Data in this exercise –
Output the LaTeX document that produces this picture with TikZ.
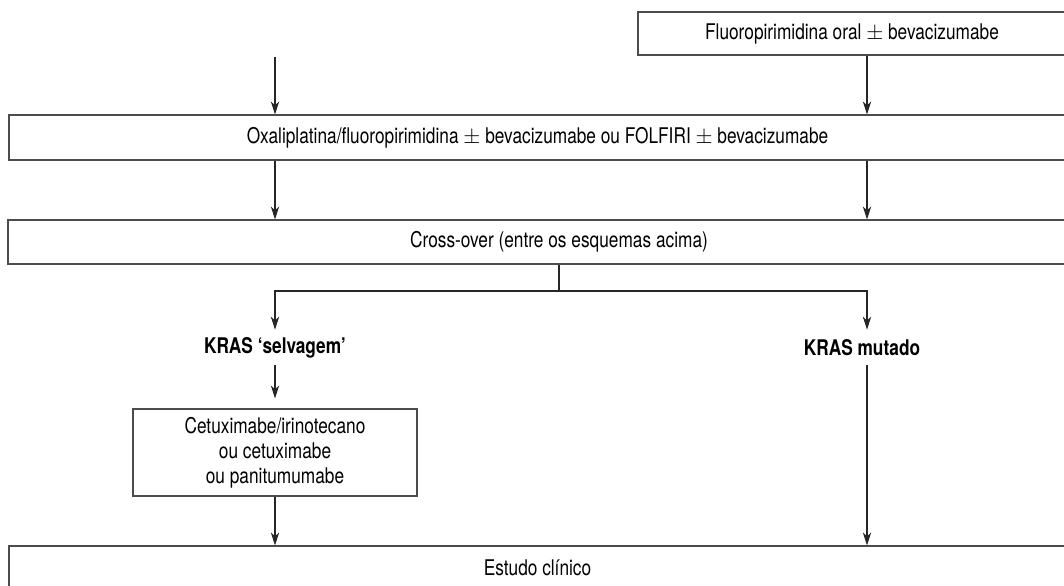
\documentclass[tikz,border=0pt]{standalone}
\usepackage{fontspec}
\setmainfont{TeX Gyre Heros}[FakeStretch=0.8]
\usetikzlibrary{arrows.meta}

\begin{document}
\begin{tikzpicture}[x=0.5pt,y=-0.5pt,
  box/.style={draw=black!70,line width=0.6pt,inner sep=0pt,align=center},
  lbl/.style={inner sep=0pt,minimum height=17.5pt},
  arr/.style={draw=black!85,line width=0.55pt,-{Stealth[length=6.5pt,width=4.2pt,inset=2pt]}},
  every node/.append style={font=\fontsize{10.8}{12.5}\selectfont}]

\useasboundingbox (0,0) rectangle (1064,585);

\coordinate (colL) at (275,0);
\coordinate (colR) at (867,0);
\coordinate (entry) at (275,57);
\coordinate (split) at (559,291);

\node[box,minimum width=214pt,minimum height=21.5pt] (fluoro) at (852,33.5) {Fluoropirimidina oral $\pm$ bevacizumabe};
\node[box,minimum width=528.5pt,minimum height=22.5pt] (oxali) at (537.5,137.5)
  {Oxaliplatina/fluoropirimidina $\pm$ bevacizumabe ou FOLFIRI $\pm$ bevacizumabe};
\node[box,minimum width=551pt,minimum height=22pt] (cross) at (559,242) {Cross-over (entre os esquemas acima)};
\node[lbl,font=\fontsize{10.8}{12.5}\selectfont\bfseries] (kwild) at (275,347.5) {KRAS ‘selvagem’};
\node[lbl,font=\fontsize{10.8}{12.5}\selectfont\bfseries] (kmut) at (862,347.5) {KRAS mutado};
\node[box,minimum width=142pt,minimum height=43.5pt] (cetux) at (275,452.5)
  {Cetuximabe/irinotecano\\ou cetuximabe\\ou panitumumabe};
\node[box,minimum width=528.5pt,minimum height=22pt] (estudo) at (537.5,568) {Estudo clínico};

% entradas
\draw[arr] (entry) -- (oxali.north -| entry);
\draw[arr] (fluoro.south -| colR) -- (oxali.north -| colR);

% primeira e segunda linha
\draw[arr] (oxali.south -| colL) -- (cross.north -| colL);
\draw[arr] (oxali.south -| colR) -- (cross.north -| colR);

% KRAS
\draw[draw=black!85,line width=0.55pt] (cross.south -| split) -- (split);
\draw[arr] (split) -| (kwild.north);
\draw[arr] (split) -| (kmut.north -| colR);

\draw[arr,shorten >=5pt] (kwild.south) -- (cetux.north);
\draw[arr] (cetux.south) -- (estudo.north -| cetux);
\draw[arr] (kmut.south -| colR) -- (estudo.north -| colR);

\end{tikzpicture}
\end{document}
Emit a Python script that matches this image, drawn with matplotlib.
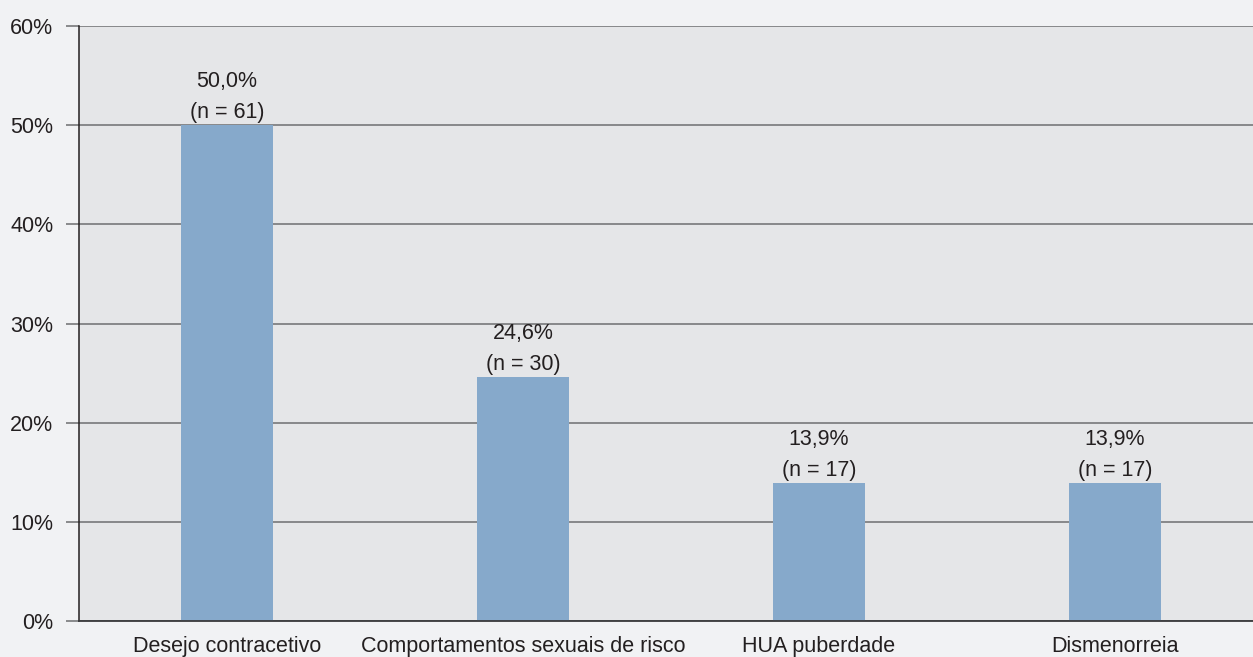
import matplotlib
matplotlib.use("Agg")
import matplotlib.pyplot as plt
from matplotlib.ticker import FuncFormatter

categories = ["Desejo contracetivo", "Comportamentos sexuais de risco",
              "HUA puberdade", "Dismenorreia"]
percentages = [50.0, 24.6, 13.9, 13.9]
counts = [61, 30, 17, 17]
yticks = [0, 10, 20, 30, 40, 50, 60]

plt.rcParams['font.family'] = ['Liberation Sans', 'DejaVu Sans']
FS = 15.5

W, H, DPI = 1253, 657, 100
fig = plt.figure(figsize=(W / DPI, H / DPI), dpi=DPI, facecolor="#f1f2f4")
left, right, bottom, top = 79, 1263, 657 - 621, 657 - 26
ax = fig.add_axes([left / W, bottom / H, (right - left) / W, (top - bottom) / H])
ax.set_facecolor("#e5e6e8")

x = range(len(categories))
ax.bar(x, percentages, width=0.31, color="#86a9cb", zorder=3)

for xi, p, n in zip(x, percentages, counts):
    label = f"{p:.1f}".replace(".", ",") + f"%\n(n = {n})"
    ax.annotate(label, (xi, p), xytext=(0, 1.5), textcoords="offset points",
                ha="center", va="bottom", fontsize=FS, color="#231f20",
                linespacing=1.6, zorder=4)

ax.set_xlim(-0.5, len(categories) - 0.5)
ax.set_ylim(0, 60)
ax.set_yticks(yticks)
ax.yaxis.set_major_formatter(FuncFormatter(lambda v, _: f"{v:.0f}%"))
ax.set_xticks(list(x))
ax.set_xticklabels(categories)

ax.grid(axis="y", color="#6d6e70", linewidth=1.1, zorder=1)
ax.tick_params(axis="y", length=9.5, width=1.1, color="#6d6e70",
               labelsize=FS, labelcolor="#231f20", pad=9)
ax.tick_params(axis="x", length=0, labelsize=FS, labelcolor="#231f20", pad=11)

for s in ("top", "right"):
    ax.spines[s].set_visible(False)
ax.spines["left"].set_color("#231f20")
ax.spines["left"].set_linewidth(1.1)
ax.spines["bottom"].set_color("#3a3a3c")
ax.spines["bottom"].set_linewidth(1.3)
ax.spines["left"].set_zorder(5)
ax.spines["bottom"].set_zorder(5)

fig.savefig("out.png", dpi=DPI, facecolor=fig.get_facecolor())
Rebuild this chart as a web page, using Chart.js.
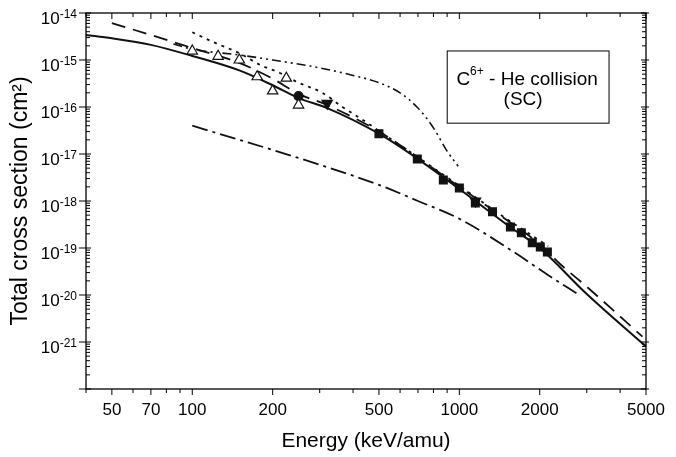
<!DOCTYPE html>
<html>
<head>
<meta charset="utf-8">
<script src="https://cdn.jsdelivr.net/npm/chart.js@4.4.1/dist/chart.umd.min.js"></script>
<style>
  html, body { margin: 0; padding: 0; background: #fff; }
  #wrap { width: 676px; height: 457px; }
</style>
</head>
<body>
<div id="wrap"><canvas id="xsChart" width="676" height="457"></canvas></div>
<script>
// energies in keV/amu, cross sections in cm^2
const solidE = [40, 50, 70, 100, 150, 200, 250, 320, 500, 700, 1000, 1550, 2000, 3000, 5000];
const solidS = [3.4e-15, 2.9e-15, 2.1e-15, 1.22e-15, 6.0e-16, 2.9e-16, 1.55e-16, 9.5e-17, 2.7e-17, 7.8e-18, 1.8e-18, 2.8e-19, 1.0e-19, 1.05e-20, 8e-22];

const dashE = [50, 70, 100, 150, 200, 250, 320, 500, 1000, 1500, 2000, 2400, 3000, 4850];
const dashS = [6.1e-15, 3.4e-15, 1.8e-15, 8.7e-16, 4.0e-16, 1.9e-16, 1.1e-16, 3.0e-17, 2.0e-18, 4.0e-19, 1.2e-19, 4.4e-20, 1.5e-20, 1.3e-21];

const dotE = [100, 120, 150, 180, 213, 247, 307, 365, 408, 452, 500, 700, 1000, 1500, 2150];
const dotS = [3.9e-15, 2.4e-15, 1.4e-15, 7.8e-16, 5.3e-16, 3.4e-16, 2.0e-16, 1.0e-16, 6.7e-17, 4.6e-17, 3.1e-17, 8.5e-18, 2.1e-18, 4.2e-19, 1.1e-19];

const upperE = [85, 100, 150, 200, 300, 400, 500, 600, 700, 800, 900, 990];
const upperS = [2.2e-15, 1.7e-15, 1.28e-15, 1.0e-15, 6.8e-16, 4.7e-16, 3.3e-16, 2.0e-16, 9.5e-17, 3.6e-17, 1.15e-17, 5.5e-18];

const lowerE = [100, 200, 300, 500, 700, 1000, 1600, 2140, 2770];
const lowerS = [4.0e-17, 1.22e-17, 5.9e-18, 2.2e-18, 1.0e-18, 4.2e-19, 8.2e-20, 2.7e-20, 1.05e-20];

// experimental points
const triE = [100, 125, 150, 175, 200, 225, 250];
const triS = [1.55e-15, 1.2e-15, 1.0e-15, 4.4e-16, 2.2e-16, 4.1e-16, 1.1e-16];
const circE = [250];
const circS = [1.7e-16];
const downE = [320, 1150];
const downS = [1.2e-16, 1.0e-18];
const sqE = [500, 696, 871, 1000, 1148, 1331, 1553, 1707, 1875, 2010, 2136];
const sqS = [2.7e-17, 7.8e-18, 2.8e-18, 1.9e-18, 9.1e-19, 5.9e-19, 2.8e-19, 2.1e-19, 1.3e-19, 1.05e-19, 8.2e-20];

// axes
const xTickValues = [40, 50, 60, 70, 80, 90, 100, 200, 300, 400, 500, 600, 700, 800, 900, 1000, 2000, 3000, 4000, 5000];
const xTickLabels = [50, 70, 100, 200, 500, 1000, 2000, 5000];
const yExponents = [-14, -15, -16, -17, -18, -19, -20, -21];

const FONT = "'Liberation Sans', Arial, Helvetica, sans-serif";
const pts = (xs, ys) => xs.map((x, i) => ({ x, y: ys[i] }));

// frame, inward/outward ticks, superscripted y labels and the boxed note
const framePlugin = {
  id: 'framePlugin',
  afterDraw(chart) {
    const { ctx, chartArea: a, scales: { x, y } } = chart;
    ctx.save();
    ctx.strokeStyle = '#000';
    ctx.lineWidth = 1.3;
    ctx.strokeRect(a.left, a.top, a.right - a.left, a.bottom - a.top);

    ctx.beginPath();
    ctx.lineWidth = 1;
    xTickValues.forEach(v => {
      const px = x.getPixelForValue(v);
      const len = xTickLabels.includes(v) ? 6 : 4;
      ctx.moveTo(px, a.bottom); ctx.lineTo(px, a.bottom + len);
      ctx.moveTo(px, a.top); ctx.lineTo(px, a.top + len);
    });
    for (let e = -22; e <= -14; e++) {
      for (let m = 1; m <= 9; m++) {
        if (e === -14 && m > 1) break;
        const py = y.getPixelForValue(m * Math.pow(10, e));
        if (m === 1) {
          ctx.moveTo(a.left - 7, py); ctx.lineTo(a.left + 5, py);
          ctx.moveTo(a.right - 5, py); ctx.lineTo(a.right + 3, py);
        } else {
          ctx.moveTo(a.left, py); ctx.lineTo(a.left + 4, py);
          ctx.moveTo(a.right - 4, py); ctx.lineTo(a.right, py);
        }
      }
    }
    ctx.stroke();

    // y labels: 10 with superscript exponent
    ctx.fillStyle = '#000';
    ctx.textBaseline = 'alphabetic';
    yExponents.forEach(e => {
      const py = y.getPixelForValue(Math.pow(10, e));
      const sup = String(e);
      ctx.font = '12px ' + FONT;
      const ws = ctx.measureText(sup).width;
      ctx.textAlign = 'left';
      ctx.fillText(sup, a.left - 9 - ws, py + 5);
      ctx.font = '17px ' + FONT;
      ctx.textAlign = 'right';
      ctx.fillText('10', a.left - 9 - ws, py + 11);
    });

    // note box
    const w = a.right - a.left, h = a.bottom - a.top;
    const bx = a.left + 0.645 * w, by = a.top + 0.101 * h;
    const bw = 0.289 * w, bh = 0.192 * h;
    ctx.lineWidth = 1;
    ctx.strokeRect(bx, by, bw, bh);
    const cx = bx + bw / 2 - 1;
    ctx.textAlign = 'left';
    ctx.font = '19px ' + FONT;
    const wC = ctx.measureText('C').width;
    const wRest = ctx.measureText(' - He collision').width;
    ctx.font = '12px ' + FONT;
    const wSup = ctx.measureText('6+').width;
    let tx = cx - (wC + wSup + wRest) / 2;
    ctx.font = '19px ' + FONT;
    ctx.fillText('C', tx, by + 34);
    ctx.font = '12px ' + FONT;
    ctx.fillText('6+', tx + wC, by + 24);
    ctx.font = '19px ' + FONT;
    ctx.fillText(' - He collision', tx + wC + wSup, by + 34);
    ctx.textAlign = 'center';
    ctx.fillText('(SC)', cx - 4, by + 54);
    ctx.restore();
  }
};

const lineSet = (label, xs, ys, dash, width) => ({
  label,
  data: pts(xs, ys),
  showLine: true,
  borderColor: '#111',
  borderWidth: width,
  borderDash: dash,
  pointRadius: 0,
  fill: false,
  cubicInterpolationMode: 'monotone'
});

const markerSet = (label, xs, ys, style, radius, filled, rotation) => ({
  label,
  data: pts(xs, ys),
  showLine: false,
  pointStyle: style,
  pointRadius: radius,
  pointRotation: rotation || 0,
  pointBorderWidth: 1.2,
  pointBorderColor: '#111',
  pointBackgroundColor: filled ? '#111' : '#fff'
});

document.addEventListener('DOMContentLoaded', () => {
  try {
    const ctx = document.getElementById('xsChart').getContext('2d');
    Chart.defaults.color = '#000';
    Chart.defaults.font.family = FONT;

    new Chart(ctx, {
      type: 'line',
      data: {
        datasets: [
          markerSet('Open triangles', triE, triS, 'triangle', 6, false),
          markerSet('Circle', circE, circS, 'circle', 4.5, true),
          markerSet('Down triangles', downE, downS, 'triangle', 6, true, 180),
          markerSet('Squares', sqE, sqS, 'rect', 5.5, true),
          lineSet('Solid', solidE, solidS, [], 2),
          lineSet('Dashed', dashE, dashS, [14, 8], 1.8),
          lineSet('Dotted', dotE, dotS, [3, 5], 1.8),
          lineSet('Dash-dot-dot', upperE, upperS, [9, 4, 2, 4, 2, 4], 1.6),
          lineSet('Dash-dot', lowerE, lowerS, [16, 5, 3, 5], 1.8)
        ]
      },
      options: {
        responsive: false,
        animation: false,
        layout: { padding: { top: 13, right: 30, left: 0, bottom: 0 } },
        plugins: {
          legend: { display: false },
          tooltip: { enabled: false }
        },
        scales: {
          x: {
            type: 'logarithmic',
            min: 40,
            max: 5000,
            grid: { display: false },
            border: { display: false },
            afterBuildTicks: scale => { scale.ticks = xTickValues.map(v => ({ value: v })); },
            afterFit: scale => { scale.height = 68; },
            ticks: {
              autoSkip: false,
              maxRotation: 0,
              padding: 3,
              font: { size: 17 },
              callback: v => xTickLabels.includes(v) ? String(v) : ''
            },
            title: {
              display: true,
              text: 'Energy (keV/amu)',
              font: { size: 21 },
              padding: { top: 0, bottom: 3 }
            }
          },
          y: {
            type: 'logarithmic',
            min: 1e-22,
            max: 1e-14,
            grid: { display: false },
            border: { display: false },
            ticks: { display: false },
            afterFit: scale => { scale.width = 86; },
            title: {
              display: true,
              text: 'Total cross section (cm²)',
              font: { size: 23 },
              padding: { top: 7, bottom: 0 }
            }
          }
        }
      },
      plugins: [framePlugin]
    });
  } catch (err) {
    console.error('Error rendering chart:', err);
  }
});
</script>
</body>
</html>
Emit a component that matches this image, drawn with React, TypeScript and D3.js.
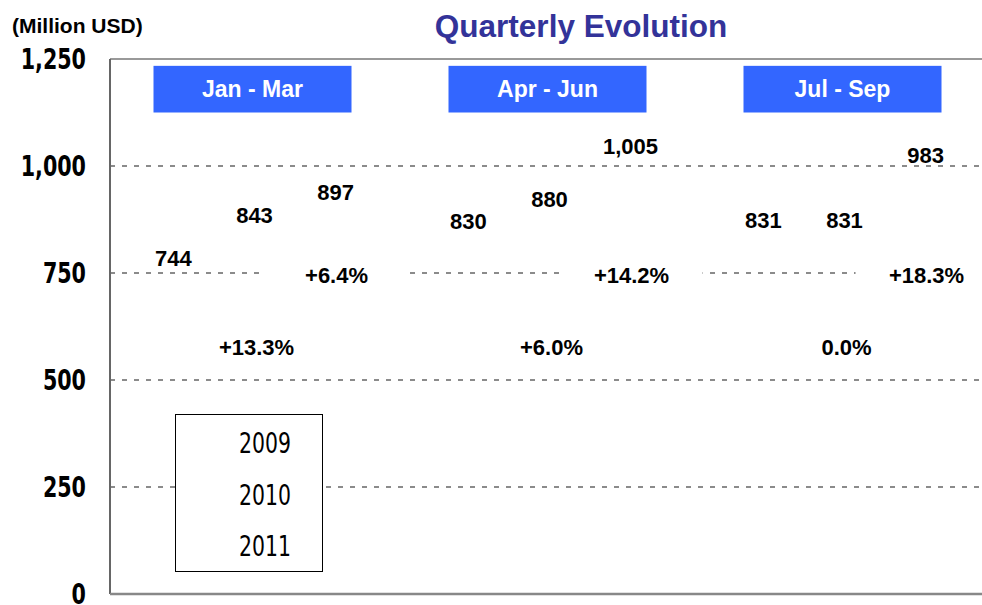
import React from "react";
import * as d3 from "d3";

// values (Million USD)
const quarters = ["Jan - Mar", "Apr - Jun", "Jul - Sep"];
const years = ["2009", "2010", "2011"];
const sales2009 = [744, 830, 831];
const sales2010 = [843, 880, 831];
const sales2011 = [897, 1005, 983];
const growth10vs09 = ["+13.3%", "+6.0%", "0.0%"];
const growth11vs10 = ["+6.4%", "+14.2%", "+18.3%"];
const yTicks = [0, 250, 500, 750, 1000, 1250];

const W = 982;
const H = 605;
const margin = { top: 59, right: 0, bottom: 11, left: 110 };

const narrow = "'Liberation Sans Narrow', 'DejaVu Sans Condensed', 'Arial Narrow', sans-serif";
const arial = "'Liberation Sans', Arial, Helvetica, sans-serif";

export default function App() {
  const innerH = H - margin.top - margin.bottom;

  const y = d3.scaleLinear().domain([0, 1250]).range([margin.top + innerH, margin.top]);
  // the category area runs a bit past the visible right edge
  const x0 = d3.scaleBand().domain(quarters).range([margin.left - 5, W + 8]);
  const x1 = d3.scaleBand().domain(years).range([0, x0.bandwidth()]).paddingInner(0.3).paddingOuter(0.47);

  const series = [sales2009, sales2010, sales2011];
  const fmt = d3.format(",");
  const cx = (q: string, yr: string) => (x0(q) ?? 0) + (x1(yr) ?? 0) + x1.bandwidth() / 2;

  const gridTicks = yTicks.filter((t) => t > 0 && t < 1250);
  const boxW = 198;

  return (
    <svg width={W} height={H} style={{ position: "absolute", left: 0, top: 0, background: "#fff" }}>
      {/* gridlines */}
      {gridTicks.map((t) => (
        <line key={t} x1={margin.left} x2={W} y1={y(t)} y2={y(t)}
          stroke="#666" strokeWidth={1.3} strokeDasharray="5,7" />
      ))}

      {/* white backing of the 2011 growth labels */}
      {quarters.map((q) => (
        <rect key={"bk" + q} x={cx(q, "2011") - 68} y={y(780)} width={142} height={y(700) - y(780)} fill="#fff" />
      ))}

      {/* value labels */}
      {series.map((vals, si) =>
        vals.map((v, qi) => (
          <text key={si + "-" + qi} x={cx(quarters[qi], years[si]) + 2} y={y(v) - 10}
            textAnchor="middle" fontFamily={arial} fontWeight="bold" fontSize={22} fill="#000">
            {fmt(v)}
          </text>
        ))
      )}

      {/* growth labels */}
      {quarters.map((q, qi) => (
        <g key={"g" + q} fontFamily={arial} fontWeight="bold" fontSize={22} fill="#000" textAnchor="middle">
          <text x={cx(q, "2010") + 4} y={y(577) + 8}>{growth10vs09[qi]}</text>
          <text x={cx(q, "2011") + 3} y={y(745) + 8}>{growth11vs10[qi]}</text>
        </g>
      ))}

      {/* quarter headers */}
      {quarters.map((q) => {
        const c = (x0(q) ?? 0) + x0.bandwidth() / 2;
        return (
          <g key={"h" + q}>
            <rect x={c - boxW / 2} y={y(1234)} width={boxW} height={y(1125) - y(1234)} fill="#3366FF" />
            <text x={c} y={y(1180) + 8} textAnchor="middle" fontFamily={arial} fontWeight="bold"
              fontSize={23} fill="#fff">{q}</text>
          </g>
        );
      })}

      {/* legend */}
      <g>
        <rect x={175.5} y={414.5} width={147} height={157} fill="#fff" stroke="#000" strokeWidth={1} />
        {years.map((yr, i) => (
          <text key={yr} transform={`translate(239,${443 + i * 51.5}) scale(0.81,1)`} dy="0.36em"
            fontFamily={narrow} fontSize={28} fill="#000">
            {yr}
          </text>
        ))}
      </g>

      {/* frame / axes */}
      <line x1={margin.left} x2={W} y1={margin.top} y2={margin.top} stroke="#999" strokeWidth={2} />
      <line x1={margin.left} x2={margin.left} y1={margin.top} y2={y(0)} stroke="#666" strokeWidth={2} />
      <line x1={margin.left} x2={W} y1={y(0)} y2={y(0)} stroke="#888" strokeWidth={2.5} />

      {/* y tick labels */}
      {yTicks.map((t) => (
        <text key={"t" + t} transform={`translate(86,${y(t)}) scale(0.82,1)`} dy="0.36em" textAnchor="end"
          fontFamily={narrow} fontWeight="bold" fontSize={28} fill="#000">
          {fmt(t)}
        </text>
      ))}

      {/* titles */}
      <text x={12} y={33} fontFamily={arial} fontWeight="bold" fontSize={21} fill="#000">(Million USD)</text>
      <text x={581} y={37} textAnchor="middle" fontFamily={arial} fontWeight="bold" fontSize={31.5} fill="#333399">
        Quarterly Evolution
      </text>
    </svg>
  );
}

What to do –
Make an exact copy of the lines from the one with "Emit a component" through the one with "11, left: 110", both ends in, and nothing else. Drop every picture.

Result of the task –
Emit a component that matches this image, drawn with React, TypeScript and D3.js.
import React from "react";
import * as d3 from "d3";

// values (Million USD)
const quarters = ["Jan - Mar", "Apr - Jun", "Jul - Sep"];
const years = ["2009", "2010", "2011"];
const sales2009 = [744, 830, 831];
const sales2010 = [843, 880, 831];
const sales2011 = [897, 1005, 983];
const growth10vs09 = ["+13.3%", "+6.0%", "0.0%"];
const growth11vs10 = ["+6.4%", "+14.2%", "+18.3%"];
const yTicks = [0, 250, 500, 750, 1000, 1250];

const W = 982;
const H = 605;
const margin = { top: 59, right: 0, bottom: 11, left: 110 };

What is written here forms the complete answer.